Wagner thinks promotion is the key to boosting local businesses.
But she also sees some more concrete options that the city could help facilitate.
“I think that if we could somehow alleviate the property tax burden ... I know a lot of businesses are not owner-operated, but it still affects the owner, and that trickles down to the renter,” Wagner said. “The more businesses we have down here, the better each business will do.”
Wagner and her husband, George, own Bahoukas Antique Mall and Beer MuZeum on Union Avenue. Vacancies are a concern for her. She wants to see her neighbors succeed, because success benefits the entire district.
The hurdles that potential new owners must leap are often too much to clear, she feels.

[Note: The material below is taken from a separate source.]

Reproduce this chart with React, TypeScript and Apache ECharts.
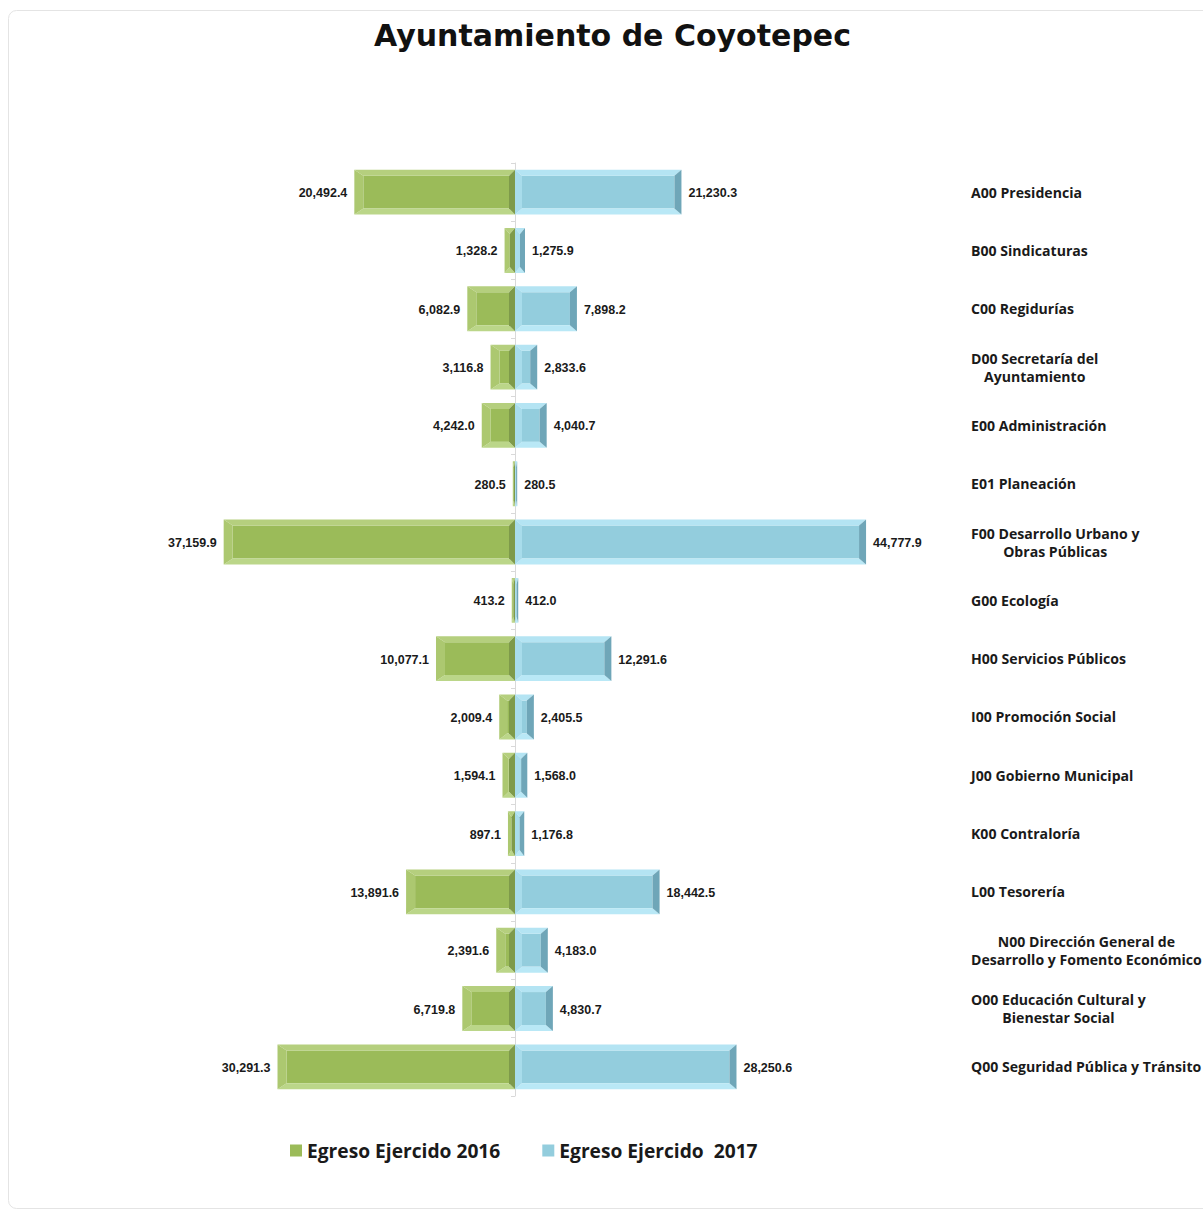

As she sees it: “A lot of businesses come along that would like to invest here. Gosh, who wouldn’t? You have this beautiful waterfront and this cute, quaint town. ‘Oh, wow, here’s a gem that’s ready to pop.’ And then you go see Jay Bautz and he says, ‘It’s not on the list. I’m sorry. I can’t let you do that. You’ll have to go to the board of appeals.’ And now we’ve got six months and however much money it costs to go through that, and they say, I don’t feel like doing it, and they take it somewhere else.”
More incentives and simpler zoning are two areas where Wagner feels the city can improve the environment for new business.
She’s tired of the bitterness between businesses, pointing to the jealousy of one owner when another gets help from the city as an example.
“If they provide some sort of incentives to bring businesses in, and we didn’t get that incentive, that’s all right, because we’ll do better,” she said. “I think we need to be more open-minded in business recruitment.”